Data block:
******

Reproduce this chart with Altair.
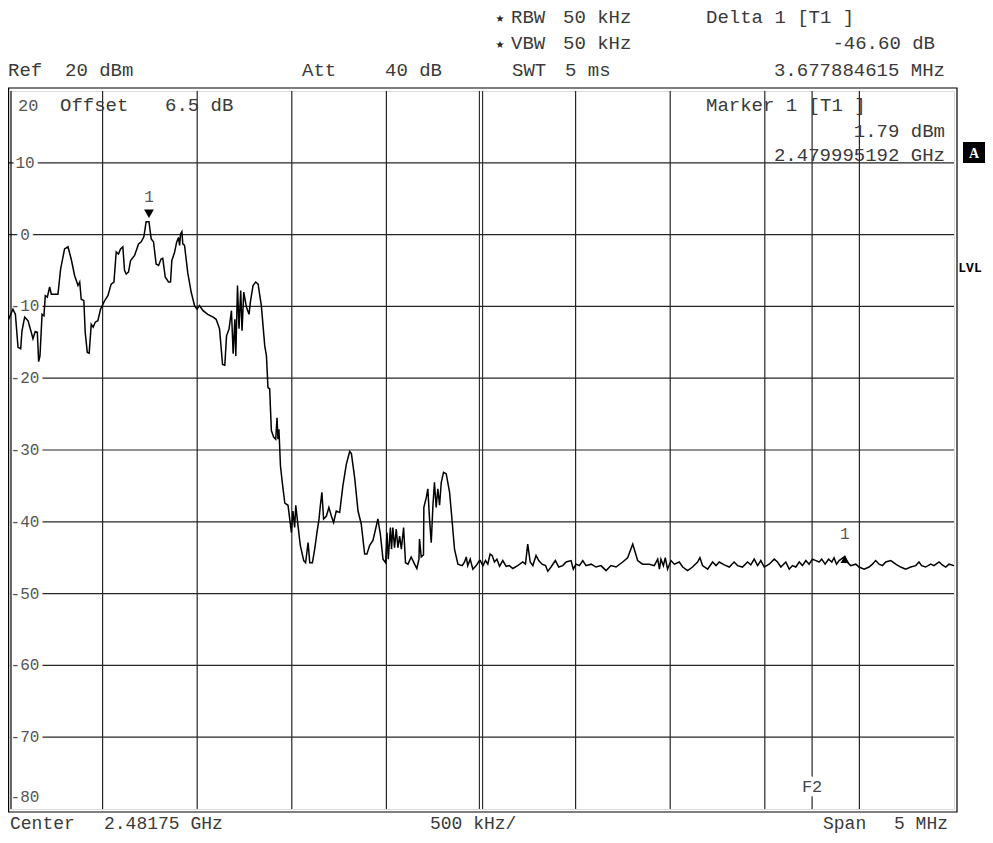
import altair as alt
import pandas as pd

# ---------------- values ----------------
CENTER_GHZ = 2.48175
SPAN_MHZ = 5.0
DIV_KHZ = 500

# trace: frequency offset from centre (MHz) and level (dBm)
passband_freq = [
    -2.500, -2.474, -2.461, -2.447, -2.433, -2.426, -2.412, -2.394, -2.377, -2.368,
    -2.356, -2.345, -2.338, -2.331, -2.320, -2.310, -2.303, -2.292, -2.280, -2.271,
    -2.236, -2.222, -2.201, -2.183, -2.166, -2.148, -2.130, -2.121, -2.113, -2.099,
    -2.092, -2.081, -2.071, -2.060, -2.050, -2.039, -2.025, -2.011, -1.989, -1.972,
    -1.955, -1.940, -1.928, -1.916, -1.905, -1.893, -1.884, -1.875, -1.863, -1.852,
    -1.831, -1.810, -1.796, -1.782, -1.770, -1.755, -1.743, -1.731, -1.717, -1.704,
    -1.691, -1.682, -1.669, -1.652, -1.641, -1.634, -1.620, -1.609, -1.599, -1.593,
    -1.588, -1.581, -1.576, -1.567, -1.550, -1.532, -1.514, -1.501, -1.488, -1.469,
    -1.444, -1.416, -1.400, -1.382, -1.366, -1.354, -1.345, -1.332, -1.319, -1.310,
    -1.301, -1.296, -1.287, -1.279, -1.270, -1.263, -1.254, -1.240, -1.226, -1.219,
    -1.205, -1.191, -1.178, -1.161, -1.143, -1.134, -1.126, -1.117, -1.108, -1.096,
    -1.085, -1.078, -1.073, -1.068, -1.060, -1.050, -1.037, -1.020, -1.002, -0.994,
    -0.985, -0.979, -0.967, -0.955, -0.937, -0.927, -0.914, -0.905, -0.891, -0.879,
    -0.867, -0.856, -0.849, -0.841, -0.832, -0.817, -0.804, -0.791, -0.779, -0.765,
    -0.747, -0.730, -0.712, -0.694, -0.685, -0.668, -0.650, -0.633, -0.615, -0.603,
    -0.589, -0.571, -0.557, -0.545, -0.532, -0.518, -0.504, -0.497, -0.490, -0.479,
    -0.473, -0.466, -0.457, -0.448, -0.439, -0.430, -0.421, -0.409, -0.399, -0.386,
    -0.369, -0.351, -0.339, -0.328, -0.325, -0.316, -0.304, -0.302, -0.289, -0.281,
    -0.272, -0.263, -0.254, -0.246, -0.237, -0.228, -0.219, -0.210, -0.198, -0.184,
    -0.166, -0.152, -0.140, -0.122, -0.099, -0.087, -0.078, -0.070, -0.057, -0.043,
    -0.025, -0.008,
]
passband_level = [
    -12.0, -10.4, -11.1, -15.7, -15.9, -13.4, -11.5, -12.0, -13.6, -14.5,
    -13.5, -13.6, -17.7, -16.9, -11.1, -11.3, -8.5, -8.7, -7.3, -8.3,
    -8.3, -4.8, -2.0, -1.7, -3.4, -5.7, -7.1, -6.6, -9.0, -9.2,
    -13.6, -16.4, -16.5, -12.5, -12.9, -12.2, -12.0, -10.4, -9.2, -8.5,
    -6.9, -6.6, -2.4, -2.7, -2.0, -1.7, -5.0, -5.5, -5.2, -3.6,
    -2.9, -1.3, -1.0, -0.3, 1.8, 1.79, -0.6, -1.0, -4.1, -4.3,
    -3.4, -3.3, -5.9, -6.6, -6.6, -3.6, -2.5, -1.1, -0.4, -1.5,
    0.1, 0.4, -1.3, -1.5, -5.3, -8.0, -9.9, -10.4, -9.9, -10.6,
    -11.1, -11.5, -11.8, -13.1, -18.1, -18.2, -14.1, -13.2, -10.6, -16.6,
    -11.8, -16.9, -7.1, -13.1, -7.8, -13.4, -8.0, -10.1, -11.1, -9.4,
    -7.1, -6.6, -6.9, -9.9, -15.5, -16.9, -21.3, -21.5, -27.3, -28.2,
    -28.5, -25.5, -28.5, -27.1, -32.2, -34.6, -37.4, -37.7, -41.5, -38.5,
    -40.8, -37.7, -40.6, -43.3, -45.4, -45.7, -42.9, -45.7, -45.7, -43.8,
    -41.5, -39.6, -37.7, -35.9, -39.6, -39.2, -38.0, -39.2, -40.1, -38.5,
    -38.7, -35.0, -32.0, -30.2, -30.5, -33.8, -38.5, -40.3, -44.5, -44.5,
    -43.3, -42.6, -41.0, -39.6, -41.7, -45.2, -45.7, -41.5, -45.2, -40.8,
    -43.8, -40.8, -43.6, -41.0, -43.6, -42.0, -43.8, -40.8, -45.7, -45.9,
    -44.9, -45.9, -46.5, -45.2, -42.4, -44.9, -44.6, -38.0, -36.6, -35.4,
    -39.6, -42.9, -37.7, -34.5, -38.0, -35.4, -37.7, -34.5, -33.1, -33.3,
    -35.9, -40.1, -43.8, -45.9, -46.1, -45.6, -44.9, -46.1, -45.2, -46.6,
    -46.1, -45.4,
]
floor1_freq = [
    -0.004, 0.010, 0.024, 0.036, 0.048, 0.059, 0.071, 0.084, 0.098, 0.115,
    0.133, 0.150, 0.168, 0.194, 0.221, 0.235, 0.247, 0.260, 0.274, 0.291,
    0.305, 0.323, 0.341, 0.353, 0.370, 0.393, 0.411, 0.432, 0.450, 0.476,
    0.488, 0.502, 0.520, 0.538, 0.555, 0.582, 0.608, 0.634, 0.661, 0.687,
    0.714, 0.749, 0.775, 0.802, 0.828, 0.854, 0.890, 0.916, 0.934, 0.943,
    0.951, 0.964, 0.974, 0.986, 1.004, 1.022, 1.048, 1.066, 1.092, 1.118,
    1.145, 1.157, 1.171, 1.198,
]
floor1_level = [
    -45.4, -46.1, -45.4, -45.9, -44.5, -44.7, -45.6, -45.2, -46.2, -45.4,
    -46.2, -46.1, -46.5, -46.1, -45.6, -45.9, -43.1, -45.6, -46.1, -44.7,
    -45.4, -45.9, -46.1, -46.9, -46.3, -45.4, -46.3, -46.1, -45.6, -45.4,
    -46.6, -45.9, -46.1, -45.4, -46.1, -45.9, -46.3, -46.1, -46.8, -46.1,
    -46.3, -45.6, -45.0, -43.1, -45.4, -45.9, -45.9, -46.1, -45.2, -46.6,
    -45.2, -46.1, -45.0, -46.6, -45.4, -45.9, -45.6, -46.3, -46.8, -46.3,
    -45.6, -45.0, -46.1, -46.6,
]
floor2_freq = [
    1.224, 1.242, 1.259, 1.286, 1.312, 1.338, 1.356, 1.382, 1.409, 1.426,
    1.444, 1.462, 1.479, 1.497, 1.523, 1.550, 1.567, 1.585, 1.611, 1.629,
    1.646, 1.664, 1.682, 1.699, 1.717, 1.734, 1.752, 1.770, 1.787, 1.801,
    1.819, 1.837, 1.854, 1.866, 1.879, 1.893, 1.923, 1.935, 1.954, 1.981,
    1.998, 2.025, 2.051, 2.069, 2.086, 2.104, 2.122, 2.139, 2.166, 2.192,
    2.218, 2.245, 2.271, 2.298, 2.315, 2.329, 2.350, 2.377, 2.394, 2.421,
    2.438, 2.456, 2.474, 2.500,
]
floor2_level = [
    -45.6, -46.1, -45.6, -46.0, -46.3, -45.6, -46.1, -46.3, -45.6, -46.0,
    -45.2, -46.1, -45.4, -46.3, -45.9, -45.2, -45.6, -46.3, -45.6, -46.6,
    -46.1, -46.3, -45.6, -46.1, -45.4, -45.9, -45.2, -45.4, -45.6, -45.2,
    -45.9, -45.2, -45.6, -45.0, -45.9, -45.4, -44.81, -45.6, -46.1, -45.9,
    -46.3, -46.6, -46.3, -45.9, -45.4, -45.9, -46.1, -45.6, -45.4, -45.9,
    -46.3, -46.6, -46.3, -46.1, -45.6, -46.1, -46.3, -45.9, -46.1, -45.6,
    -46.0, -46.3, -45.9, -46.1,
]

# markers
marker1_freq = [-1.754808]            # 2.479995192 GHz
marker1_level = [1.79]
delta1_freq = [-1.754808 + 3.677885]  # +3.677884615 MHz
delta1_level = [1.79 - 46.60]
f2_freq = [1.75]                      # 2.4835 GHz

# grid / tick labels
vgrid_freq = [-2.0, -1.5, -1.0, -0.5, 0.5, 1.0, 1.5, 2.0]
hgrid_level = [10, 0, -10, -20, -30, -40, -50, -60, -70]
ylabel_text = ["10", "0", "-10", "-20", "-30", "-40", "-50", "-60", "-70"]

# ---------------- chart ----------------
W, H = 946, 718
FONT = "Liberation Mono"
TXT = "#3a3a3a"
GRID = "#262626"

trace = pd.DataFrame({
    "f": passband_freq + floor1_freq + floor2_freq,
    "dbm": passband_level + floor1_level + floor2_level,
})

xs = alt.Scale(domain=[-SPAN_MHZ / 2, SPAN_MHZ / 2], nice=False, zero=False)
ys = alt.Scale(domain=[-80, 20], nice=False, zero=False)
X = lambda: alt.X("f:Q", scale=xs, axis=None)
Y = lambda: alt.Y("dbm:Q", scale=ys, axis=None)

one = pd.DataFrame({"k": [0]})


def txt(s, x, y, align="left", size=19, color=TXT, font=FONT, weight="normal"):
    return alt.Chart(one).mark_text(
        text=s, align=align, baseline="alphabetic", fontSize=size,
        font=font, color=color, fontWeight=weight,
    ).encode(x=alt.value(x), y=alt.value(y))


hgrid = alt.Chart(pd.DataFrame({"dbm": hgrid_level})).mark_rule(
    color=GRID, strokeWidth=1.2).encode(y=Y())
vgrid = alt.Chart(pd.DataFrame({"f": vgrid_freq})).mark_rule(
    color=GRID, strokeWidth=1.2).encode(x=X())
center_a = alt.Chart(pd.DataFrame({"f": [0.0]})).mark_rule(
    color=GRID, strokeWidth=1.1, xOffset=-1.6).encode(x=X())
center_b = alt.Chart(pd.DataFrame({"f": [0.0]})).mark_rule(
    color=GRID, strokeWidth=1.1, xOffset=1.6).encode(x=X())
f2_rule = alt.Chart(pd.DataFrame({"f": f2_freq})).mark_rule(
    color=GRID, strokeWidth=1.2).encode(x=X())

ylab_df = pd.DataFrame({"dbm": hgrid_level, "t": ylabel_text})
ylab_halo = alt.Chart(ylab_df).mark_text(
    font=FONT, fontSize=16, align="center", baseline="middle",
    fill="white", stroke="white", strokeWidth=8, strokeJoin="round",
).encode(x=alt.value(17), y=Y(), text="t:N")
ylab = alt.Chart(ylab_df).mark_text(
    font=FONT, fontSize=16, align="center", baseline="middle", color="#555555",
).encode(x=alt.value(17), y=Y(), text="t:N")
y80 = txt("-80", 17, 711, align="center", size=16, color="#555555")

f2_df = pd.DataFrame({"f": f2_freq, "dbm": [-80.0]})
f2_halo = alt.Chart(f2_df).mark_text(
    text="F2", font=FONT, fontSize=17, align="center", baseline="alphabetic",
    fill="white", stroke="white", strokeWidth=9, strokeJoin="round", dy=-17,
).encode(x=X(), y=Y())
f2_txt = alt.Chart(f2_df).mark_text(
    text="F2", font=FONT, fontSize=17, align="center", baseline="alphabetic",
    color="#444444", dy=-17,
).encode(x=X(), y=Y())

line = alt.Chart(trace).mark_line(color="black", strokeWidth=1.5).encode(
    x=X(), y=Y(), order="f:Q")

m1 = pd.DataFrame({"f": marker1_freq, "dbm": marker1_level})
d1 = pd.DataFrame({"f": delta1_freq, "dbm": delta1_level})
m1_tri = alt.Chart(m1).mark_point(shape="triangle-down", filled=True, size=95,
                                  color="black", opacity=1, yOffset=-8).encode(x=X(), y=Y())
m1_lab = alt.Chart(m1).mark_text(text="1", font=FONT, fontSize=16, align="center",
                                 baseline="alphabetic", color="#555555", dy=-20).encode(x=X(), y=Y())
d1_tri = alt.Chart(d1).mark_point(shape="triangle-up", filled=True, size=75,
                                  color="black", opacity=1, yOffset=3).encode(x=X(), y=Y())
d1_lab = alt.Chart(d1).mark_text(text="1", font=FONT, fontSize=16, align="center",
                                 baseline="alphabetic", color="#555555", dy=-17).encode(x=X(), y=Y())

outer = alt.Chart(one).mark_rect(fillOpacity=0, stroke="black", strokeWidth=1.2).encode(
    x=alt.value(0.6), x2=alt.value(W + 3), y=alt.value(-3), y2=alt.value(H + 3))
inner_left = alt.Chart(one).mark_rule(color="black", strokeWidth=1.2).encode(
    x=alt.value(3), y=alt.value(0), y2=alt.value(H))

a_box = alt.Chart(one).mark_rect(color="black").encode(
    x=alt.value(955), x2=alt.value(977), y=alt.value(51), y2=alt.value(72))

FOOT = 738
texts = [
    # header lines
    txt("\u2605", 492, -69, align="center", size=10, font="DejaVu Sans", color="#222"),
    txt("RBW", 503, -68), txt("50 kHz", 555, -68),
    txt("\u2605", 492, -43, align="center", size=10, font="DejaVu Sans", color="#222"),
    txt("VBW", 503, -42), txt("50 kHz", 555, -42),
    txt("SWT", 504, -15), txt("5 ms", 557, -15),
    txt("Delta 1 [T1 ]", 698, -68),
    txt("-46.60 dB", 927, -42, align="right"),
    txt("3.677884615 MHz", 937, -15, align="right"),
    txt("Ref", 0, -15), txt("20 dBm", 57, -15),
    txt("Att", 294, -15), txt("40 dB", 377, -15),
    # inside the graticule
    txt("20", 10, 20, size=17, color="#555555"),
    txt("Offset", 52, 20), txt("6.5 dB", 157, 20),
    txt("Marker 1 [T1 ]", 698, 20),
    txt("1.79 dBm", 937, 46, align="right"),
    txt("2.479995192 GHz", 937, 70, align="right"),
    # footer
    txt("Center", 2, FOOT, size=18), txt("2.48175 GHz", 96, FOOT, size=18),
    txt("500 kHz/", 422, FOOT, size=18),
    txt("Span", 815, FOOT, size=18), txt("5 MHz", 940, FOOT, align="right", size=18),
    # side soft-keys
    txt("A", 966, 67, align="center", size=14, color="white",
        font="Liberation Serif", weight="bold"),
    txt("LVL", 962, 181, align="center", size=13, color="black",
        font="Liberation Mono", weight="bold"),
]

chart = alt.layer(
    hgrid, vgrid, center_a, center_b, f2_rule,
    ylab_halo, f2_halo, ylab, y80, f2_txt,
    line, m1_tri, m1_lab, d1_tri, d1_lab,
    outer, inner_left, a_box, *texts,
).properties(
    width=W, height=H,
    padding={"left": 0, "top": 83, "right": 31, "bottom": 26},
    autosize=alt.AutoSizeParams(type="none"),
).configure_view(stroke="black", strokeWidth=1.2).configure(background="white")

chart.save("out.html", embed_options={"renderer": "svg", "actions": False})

******

Write out an exact copy of the listing, first line through the line containing "DIV_KHZ = 500", with the pictures left out.

Reproduce this chart with Altair.
import altair as alt
import pandas as pd

# ---------------- values ----------------
CENTER_GHZ = 2.48175
SPAN_MHZ = 5.0
DIV_KHZ = 500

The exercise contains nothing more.